Inspirasa.co – Minimnya pengawasan dalam pendistribusian minyak goreng curah bagi masyarakat, disebut Anggota Komisi II DPRD Bontang, Baktiar Wakkang, menjadi salah satu penyebab harga minyak goreng semakin meroket dan tidak terkontrol.
Menurutnya, pemerintah daerah melalui Dinas Koperasi Usaha Kecil Menengah dan Perdagangan (Diskop-UKMP) sebagai leading sektor urusan perekonomian, sudah semestinya turut berperan aktif dalam proses distribusi minyak goreng di Bontang.
“Saya liat ini kerjasama antara agen minyak dengan PT Energi Unggul Persada sifatnya “autopilot”. Harusnya pemerintah hadir disitu untuk melakukan pengawasan. Kalau begini ujung-ujungnya warga Bontang sendiri yang menjadi korban,” ujarnya saat rapar bersama PT EUP; Diskop-UKMP, dan dua distributor minyak goreng di Bontang, CV Fatih Arsipratama dan PT Setia Ciptaloka, Senin (21/5/2023).
Selain itu, BW sapaan akrabnya menyarankan beberapa usulan yang diharapkan bisa menjadi solusi untuk mengatasi masalah distribusi minyak goreng curah. Yang pertama mendesak direksi PT EUP untuk hadir dan memberi klarifikasi secara langsung tanpa perwakilan staf biasa yang tak punya kewenangan mengambil keputusan.
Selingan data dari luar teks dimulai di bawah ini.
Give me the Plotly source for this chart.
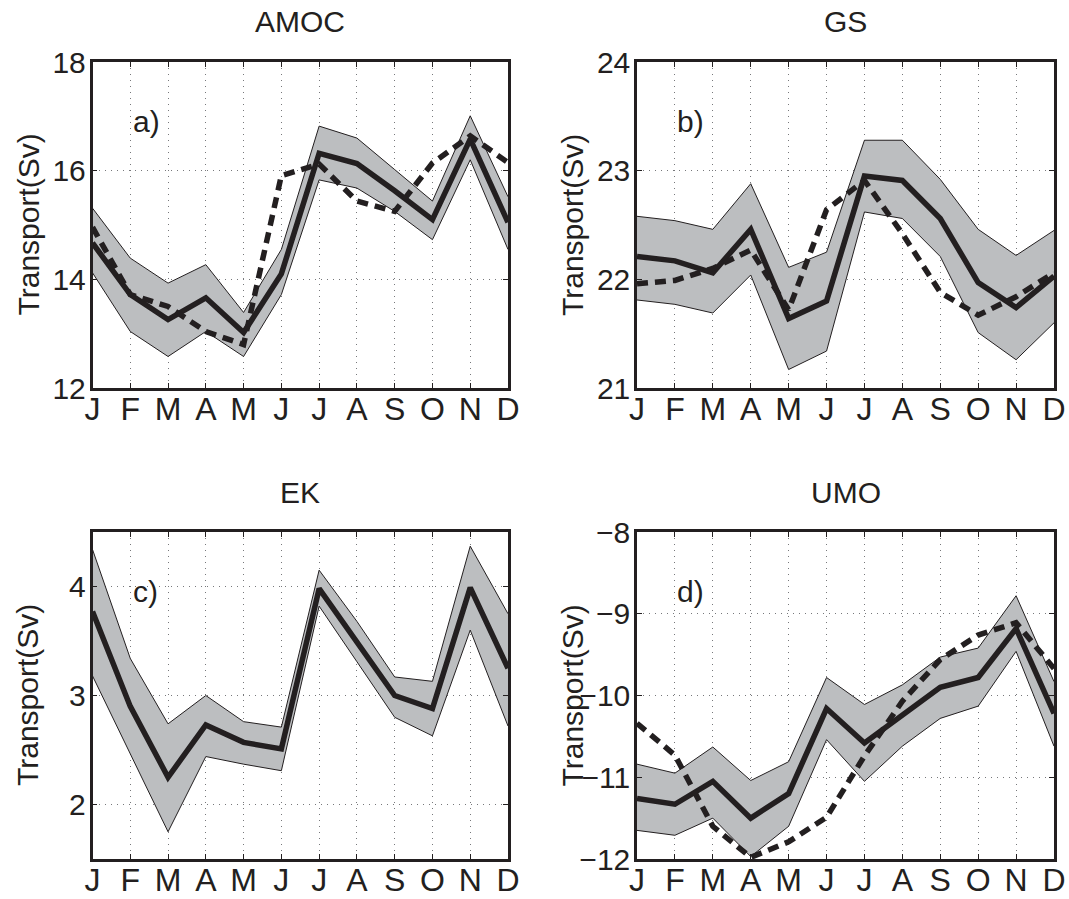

Kedua, mendorong pembentukan panitia khusus (Pansus), yang bertugas untuk melakukan investigasi soal distribusi minyak, dan persoalan lain yang ada di PT EUP, seperti masalah lingkungan, ketenagakerjaan, dan rusaknya jalan.
Terakhir, melakukan rapat internal antara Pimpinan DPRD, Komisi II dan Wali Kota Bontang, untuk mencari solusi soal distribusi minyak goreng curah, agar harganya bisa tetap terkontrol.
“Karena ironis memang, pabrik pengelolaan minyak goreng ada di Bontang tapi masyarakatnya sendiri kesulitan dapat minyak goreng dan harganya yang mahal. Tidak sesuai dengan Sila ke-5, keadilan sosial bagi seluruh rakyat Indonesia. Tidak ada keadilan bagi warga Bontang kalau begini kondisinya,” timpalnya.
Pasalnya, diketahui dalam RDP tersebut terkuak beberapa masalah yang diduga menjadi menjadi penyebab pendistribusian minyak goreng curah terkendala, diantaranya, adanya dugaan permainan harga minyak goreng, yang mana harga jual satu distributor dan distributor lain berbeda. Kedua, dugaan distribusi minyak dari pabrik ke distributor yang kurang hingga tiga persen. Ketiga, dugaan keterlibatan mafia minyak. Hingga penjualan minyak goreng curah yang melambung di atas HET, yang mana per Februari 2023 Kemendag menetapkan HET minyak goreng curah Rp 14 ribu per liter. Namun di Bontang harganya melambung menjadi Rp 20 Ribu.
Sementara itu, distributor minyak goreng di Bontang Direktur PT Setia Cipta Loka Eko Yulianto mengatakan, terpaksa menaikkan harga jual minyak goreng lantaran harga yang Ia dapat dari PT EUP juga melambung tinggi.
“Sebelumnya kami dapat harga Domestic Market Obligation (DMO) RP 11.700, tapi bulan Mei 2023 kami dikasih harga Rp 14.300, tentu itu sangat mengejutkan kami dan mau tidak mau kami juga naikkan harga jualnya. Dan kami menduga ada ekspor yanh dilakukan PT EUP, sehingga kebutuhan di Bontang jadi tidak terpenuhi,” terangnya.
Menanggapi hal itu, PT EUP yang diwakili staf legal mereka, Endy mengaku tidak bisa berbicara banyak dan mengambil keputusan terkait persoalan tersebut. Namun dia menegaskan bahwa, perusahaan tidak bisa ekspor minyak bila kuota 20 persen untuk distributor dalam negeri belum terpenuhi. Pun Ia memastikan kuota 20 persen itu sudah terpenuhi mengingat aktivitas mereka dipantau langsung Kemendag.
“Kewajiban DMO (Domestic Market Obligation) 20 persen, benar. Kalau DMO terpenuhi, baru bisa ekspor. Itu selalu dipantau Kementerian Perdagangan,” terangnya.